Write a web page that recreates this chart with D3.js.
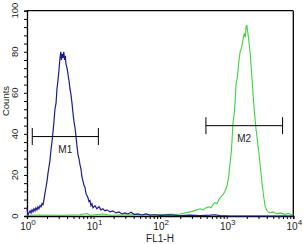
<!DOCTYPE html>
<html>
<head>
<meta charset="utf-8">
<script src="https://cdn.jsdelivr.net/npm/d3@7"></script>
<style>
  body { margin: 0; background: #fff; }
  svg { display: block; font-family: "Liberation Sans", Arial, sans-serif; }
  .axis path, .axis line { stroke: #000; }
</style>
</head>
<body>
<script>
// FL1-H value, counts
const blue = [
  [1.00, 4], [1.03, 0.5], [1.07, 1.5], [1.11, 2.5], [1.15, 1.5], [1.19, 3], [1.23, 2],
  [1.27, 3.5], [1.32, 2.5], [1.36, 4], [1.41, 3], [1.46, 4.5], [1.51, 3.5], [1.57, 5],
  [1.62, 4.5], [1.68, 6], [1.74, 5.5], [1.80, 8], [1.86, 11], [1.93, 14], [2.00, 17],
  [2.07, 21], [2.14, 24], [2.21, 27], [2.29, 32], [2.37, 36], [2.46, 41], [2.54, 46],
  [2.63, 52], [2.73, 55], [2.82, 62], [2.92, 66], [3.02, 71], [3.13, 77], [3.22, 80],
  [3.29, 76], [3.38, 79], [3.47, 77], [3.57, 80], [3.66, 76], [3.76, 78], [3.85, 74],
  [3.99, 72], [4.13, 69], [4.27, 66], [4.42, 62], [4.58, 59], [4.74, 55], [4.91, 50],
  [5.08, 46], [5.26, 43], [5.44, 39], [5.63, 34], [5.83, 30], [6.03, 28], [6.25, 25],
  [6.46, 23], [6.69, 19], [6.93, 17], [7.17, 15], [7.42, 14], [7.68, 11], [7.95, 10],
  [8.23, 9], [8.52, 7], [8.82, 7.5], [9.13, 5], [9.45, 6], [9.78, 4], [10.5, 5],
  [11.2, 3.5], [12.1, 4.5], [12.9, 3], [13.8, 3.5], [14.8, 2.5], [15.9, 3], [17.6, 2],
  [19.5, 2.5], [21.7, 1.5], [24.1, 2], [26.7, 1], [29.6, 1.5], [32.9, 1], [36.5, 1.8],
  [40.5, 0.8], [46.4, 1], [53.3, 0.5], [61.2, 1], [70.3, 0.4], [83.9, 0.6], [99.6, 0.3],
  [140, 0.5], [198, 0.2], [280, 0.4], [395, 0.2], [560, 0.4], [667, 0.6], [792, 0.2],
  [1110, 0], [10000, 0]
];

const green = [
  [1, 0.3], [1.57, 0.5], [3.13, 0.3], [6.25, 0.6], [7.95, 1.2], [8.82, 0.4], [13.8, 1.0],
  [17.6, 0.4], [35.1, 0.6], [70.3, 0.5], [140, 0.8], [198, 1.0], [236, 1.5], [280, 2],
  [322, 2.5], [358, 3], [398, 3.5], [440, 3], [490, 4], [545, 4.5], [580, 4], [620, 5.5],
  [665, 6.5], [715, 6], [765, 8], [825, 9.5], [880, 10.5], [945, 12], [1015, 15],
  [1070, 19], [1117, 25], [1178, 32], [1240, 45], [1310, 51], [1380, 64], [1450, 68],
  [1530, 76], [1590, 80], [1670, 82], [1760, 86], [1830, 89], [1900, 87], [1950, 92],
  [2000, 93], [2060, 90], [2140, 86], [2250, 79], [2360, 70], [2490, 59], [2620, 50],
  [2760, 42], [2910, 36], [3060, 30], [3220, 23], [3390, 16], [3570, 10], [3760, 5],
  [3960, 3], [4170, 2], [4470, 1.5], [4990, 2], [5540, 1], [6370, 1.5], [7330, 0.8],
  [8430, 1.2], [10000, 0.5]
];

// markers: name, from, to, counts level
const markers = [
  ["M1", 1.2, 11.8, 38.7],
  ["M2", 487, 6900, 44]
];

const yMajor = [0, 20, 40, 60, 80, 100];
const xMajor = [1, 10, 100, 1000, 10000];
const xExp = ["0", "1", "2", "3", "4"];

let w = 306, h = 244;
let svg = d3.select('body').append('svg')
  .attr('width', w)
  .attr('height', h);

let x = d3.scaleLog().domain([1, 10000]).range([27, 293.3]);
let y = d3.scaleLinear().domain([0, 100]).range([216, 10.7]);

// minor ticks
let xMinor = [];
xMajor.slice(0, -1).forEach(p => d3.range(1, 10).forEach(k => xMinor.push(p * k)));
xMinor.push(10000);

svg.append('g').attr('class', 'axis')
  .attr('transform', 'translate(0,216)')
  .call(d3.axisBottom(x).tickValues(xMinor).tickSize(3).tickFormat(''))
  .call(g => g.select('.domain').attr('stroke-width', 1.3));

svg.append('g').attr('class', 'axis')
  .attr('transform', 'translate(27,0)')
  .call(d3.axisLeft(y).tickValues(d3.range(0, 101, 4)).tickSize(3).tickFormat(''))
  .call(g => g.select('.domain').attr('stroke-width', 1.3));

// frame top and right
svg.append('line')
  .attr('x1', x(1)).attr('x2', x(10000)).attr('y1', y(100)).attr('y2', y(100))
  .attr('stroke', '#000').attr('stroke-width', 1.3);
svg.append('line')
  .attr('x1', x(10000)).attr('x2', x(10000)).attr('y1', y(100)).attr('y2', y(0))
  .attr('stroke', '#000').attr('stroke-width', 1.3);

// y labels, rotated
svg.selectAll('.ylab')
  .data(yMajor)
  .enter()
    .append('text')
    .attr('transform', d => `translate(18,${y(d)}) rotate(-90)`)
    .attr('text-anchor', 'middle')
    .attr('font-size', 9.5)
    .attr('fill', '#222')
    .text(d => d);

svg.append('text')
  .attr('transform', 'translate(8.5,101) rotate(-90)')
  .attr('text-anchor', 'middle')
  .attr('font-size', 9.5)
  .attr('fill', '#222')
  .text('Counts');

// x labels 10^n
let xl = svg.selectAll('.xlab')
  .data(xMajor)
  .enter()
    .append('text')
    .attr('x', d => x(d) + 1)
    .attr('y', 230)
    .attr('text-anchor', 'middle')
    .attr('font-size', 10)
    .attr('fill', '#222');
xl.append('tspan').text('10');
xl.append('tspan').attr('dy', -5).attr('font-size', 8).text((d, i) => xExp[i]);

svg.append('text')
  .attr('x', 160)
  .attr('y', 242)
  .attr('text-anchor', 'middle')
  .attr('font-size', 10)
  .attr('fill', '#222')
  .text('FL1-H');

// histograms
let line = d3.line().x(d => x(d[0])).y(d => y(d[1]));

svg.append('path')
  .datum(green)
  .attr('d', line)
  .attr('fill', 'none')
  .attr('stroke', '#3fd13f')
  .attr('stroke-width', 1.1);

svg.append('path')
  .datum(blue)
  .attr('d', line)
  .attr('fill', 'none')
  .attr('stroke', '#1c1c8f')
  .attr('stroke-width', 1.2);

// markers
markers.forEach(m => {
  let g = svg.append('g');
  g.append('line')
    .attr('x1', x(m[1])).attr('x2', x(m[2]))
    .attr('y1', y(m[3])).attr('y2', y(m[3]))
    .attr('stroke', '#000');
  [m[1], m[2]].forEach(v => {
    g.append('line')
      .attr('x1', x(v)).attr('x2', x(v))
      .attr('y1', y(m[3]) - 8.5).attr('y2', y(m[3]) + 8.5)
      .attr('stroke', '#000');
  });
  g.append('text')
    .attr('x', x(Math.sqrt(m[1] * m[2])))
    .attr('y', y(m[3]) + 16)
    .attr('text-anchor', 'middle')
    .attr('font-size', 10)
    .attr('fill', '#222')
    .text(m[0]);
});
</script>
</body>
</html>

::::

_Required work_: Every line is to be duplicated exactly, though pictures stay out.

_Solution for this task_:
Write a web page that recreates this chart with D3.js.
<!DOCTYPE html>
<html>
<head>
<meta charset="utf-8">
<script src="https://cdn.jsdelivr.net/npm/d3@7"></script>
<style>
  body { margin: 0; background: #fff; }
  svg { display: block; font-family: "Liberation Sans", Arial, sans-serif; }
  .axis path, .axis line { stroke: #000; }
</style>
</head>
<body>
<script>
// FL1-H value, counts
const blue = [
  [1.00, 4], [1.03, 0.5], [1.07, 1.5], [1.11, 2.5], [1.15, 1.5], [1.19, 3], [1.23, 2],
  [1.27, 3.5], [1.32, 2.5], [1.36, 4], [1.41, 3], [1.46, 4.5], [1.51, 3.5], [1.57, 5],
  [1.62, 4.5], [1.68, 6], [1.74, 5.5], [1.80, 8], [1.86, 11], [1.93, 14], [2.00, 17],
  [2.07, 21], [2.14, 24], [2.21, 27], [2.29, 32], [2.37, 36], [2.46, 41], [2.54, 46],
  [2.63, 52], [2.73, 55], [2.82, 62], [2.92, 66], [3.02, 71], [3.13, 77], [3.22, 80],
  [3.29, 76], [3.38, 79], [3.47, 77], [3.57, 80], [3.66, 76], [3.76, 78], [3.85, 74],
  [3.99, 72], [4.13, 69], [4.27, 66], [4.42, 62], [4.58, 59], [4.74, 55], [4.91, 50],
  [5.08, 46], [5.26, 43], [5.44, 39], [5.63, 34], [5.83, 30], [6.03, 28], [6.25, 25],
  [6.46, 23], [6.69, 19], [6.93, 17], [7.17, 15], [7.42, 14], [7.68, 11], [7.95, 10],
  [8.23, 9], [8.52, 7], [8.82, 7.5], [9.13, 5], [9.45, 6], [9.78, 4], [10.5, 5],
  [11.2, 3.5], [12.1, 4.5], [12.9, 3], [13.8, 3.5], [14.8, 2.5], [15.9, 3], [17.6, 2],
  [19.5, 2.5], [21.7, 1.5], [24.1, 2], [26.7, 1], [29.6, 1.5], [32.9, 1], [36.5, 1.8],
  [40.5, 0.8], [46.4, 1], [53.3, 0.5], [61.2, 1], [70.3, 0.4], [83.9, 0.6], [99.6, 0.3],
  [140, 0.5], [198, 0.2], [280, 0.4], [395, 0.2], [560, 0.4], [667, 0.6], [792, 0.2],
  [1110, 0], [10000, 0]
];

const green = [
  [1, 0.3], [1.57, 0.5], [3.13, 0.3], [6.25, 0.6], [7.95, 1.2], [8.82, 0.4], [13.8, 1.0],
  [17.6, 0.4], [35.1, 0.6], [70.3, 0.5], [140, 0.8], [198, 1.0], [236, 1.5], [280, 2],
  [322, 2.5], [358, 3], [398, 3.5], [440, 3], [490, 4], [545, 4.5], [580, 4], [620, 5.5],
  [665, 6.5], [715, 6], [765, 8], [825, 9.5], [880, 10.5], [945, 12], [1015, 15],
  [1070, 19], [1117, 25], [1178, 32], [1240, 45], [1310, 51], [1380, 64], [1450, 68],
  [1530, 76], [1590, 80], [1670, 82], [1760, 86], [1830, 89], [1900, 87], [1950, 92],
  [2000, 93], [2060, 90], [2140, 86], [2250, 79], [2360, 70], [2490, 59], [2620, 50],
  [2760, 42], [2910, 36], [3060, 30], [3220, 23], [3390, 16], [3570, 10], [3760, 5],
  [3960, 3], [4170, 2], [4470, 1.5], [4990, 2], [5540, 1], [6370, 1.5], [7330, 0.8],
  [8430, 1.2], [10000, 0.5]
];

// markers: name, from, to, counts level
const markers = [
  ["M1", 1.2, 11.8, 38.7],
  ["M2", 487, 6900, 44]
];

const yMajor = [0, 20, 40, 60, 80, 100];
const xMajor = [1, 10, 100, 1000, 10000];
const xExp = ["0", "1", "2", "3", "4"];

let w = 306, h = 244;
let svg = d3.select('body').append('svg')
  .attr('width', w)
  .attr('height', h);

let x = d3.scaleLog().domain([1, 10000]).range([27, 293.3]);
let y = d3.scaleLinear().domain([0, 100]).range([216, 10.7]);

// minor ticks
let xMinor = [];
xMajor.slice(0, -1).forEach(p => d3.range(1, 10).forEach(k => xMinor.push(p * k)));
xMinor.push(10000);

svg.append('g').attr('class', 'axis')
  .attr('transform', 'translate(0,216)')
  .call(d3.axisBottom(x).tickValues(xMinor).tickSize(3).tickFormat(''))
  .call(g => g.select('.domain').attr('stroke-width', 1.3));

svg.append('g').attr('class', 'axis')
  .attr('transform', 'translate(27,0)')
  .call(d3.axisLeft(y).tickValues(d3.range(0, 101, 4)).tickSize(3).tickFormat(''))
  .call(g => g.select('.domain').attr('stroke-width', 1.3));

// frame top and right
svg.append('line')
  .attr('x1', x(1)).attr('x2', x(10000)).attr('y1', y(100)).attr('y2', y(100))
  .attr('stroke', '#000').attr('stroke-width', 1.3);
svg.append('line')
  .attr('x1', x(10000)).attr('x2', x(10000)).attr('y1', y(100)).attr('y2', y(0))
  .attr('stroke', '#000').attr('stroke-width', 1.3);

// y labels, rotated
svg.selectAll('.ylab')
  .data(yMajor)
  .enter()
    .append('text')
    .attr('transform', d => `translate(18,${y(d)}) rotate(-90)`)
    .attr('text-anchor', 'middle')
    .attr('font-size', 9.5)
    .attr('fill', '#222')
    .text(d => d);

svg.append('text')
  .attr('transform', 'translate(8.5,101) rotate(-90)')
  .attr('text-anchor', 'middle')
  .attr('font-size', 9.5)
  .attr('fill', '#222')
  .text('Counts');

// x labels 10^n
let xl = svg.selectAll('.xlab')
  .data(xMajor)
  .enter()
    .append('text')
    .attr('x', d => x(d) + 1)
    .attr('y', 230)
    .attr('text-anchor', 'middle')
    .attr('font-size', 10)
    .attr('fill', '#222');
xl.append('tspan').text('10');
xl.append('tspan').attr('dy', -5).attr('font-size', 8).text((d, i) => xExp[i]);

svg.append('text')
  .attr('x', 160)
  .attr('y', 242)
  .attr('text-anchor', 'middle')
  .attr('font-size', 10)
  .attr('fill', '#222')
  .text('FL1-H');

// histograms
let line = d3.line().x(d => x(d[0])).y(d => y(d[1]));

svg.append('path')
  .datum(green)
  .attr('d', line)
  .attr('fill', 'none')
  .attr('stroke', '#3fd13f')
  .attr('stroke-width', 1.1);

svg.append('path')
  .datum(blue)
  .attr('d', line)
  .attr('fill', 'none')
  .attr('stroke', '#1c1c8f')
  .attr('stroke-width', 1.2);

// markers
markers.forEach(m => {
  let g = svg.append('g');
  g.append('line')
    .attr('x1', x(m[1])).attr('x2', x(m[2]))
    .attr('y1', y(m[3])).attr('y2', y(m[3]))
    .attr('stroke', '#000');
  [m[1], m[2]].forEach(v => {
    g.append('line')
      .attr('x1', x(v)).attr('x2', x(v))
      .attr('y1', y(m[3]) - 8.5).attr('y2', y(m[3]) + 8.5)
      .attr('stroke', '#000');
  });
  g.append('text')
    .attr('x', x(Math.sqrt(m[1] * m[2])))
    .attr('y', y(m[3]) + 16)
    .attr('text-anchor', 'middle')
    .attr('font-size', 10)
    .attr('fill', '#222')
    .text(m[0]);
});
</script>
</body>
</html>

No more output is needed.